━━ DATA TO USE ━━
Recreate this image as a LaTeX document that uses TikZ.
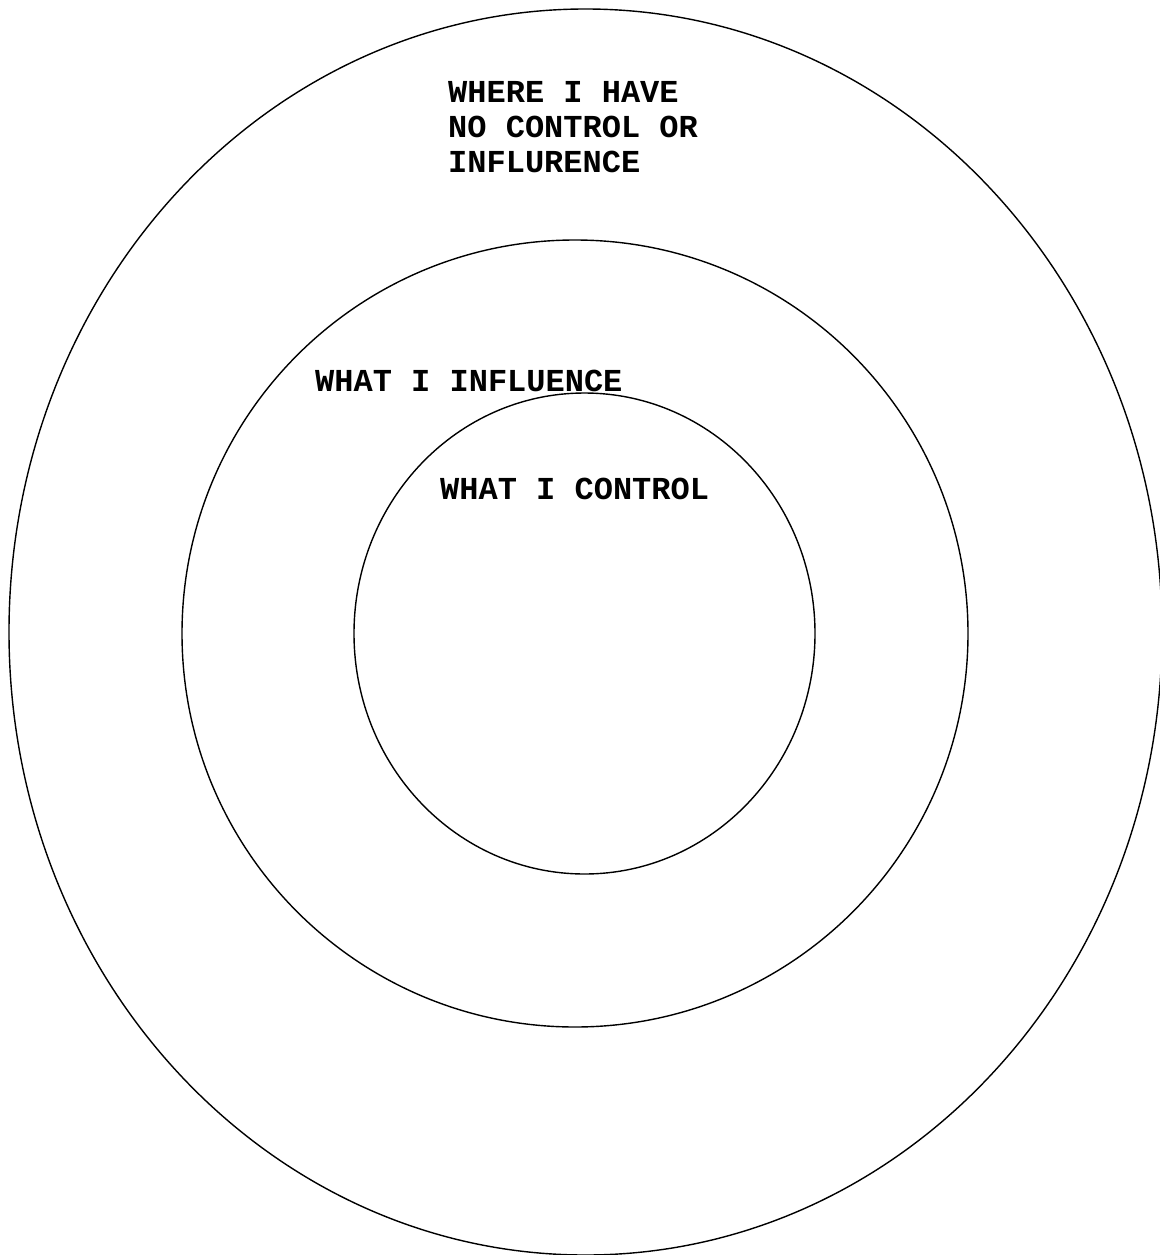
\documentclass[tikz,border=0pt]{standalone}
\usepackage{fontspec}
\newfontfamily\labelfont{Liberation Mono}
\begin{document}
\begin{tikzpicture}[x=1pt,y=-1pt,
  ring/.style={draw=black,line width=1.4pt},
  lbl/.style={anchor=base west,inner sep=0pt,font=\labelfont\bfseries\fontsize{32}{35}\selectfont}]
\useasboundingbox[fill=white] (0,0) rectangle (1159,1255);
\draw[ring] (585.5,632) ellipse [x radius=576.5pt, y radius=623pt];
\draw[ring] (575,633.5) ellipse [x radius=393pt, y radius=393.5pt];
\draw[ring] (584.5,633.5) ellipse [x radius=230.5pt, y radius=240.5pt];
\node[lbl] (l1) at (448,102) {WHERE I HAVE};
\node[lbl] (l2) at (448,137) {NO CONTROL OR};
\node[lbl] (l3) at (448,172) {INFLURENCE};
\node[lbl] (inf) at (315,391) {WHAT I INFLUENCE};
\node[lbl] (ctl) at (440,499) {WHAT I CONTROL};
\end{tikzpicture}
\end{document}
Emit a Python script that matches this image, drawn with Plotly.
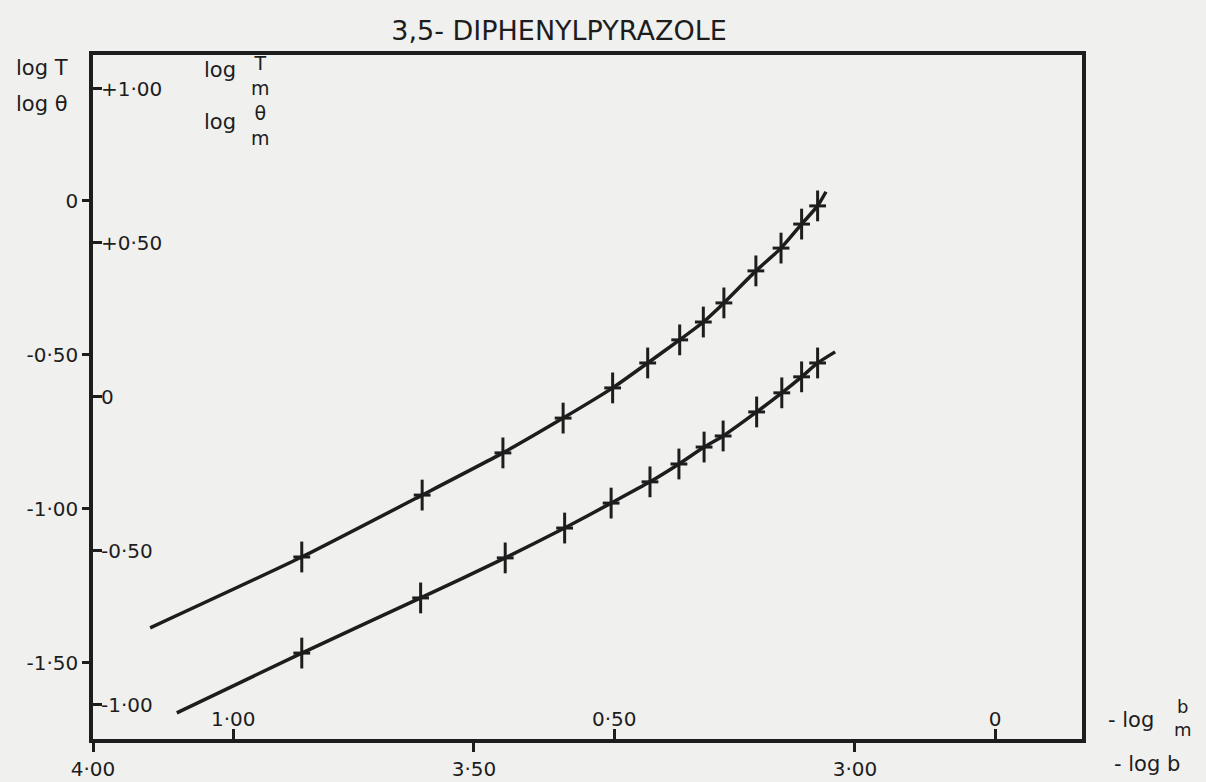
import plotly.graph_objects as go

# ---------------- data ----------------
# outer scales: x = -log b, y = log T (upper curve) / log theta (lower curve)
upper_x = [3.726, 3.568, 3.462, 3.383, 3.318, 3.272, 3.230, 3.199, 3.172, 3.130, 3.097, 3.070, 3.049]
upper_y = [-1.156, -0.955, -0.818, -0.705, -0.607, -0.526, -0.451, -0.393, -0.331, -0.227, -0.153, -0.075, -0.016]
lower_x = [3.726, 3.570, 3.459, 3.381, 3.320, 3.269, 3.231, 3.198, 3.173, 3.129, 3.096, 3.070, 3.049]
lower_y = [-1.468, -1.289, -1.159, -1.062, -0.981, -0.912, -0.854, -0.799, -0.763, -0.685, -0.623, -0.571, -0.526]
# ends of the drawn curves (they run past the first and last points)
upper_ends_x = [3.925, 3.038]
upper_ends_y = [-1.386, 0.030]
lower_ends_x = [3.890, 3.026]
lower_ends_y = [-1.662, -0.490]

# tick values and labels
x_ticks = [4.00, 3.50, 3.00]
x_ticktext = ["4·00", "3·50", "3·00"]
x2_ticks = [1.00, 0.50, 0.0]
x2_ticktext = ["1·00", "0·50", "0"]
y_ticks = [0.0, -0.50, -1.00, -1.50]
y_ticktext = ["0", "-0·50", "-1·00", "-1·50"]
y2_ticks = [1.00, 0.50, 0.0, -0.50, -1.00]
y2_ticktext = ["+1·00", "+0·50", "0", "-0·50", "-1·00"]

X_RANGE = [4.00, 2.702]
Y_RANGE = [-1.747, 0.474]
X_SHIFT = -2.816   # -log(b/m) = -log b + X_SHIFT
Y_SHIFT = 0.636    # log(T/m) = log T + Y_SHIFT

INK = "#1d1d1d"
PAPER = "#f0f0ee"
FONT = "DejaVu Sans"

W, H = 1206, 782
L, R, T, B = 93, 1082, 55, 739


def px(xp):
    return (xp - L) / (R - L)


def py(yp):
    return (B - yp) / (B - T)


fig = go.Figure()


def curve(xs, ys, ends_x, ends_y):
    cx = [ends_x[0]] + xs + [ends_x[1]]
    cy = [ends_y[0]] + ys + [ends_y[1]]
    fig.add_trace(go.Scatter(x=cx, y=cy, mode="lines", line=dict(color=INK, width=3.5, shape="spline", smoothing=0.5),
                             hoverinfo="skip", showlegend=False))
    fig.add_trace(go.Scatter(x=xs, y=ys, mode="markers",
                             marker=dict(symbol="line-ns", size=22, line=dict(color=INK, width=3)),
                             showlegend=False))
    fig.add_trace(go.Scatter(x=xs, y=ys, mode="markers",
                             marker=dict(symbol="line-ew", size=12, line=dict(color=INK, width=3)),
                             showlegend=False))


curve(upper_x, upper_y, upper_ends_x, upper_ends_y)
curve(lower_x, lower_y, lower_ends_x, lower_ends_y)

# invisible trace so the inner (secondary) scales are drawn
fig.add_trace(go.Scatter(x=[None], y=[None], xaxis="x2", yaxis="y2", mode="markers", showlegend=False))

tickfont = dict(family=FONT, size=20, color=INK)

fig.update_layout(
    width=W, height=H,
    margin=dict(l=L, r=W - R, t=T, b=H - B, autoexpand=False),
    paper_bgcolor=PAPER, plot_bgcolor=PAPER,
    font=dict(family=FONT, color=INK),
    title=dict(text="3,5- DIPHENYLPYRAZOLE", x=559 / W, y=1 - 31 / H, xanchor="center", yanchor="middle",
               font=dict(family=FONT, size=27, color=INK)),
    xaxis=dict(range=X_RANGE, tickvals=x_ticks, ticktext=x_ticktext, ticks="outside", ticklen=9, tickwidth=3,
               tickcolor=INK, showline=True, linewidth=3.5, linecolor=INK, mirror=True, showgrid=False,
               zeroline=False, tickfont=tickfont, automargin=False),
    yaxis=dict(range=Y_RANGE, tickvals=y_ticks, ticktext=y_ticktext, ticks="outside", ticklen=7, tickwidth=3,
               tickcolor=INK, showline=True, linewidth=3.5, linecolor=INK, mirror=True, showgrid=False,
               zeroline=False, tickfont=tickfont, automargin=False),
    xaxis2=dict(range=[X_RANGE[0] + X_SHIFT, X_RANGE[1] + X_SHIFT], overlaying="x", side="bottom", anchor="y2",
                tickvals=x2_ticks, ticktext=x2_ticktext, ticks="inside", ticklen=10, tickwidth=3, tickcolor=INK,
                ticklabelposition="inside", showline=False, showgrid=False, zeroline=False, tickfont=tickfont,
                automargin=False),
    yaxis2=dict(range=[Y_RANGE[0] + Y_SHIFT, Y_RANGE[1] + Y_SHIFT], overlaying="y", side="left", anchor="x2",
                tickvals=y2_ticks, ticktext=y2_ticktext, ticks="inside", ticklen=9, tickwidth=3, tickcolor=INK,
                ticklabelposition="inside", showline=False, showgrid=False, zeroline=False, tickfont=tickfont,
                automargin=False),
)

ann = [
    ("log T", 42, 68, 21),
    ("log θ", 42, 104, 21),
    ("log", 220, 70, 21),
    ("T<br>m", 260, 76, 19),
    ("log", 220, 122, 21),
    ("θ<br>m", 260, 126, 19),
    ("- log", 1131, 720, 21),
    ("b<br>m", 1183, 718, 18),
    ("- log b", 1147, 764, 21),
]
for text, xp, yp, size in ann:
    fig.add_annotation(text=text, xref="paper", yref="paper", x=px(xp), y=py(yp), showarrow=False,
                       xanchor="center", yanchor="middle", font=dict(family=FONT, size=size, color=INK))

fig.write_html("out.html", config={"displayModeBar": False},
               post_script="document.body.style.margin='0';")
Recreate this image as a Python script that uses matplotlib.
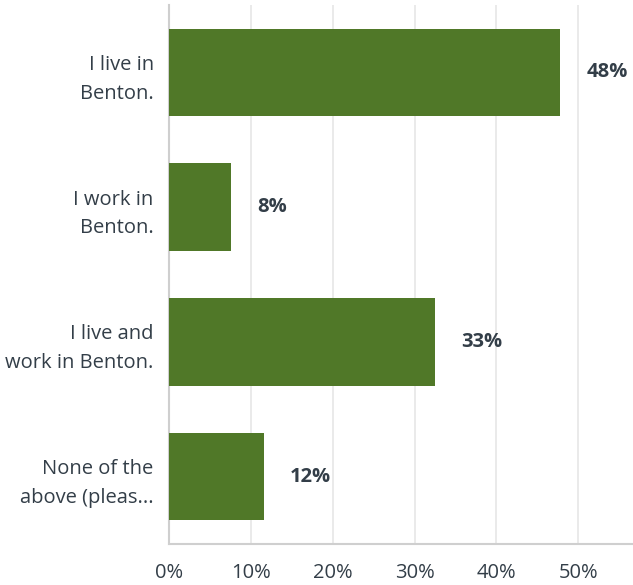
━━━
Your task is to return the lines above, from the first one up to and including the line containing "import plotly.graph_objects as go", minus any pictures.

Recreate this image as a LaTeX document that uses TikZ.
\documentclass[tikz,border=0pt]{standalone}
\usepackage{fontspec}
\newfontfamily\labelfont{Liberation Mono}
\begin{document}
\begin{tikzpicture}[x=1pt,y=-1pt,
  ring/.style={draw=black,line width=1.4pt},
  lbl/.style={anchor=base west,inner sep=0pt,font=\labelfont\bfseries\fontsize{32}{35}\selectfont}]
\useasboundingbox[fill=white] (0,0) rectangle (1159,1255);
\draw[ring] (585.5,632) ellipse [x radius=576.5pt, y radius=623pt];
\draw[ring] (575,633.5) ellipse [x radius=393pt, y radius=393.5pt];
\draw[ring] (584.5,633.5) ellipse [x radius=230.5pt, y radius=240.5pt];
\node[lbl] (l1) at (448,102) {WHERE I HAVE};
\node[lbl] (l2) at (448,137) {NO CONTROL OR};
\node[lbl] (l3) at (448,172) {INFLURENCE};
\node[lbl] (inf) at (315,391) {WHAT I INFLUENCE};
\node[lbl] (ctl) at (440,499) {WHAT I CONTROL};
\end{tikzpicture}
\end{document}
Emit a Python script that matches this image, drawn with Plotly.
import plotly.graph_objects as go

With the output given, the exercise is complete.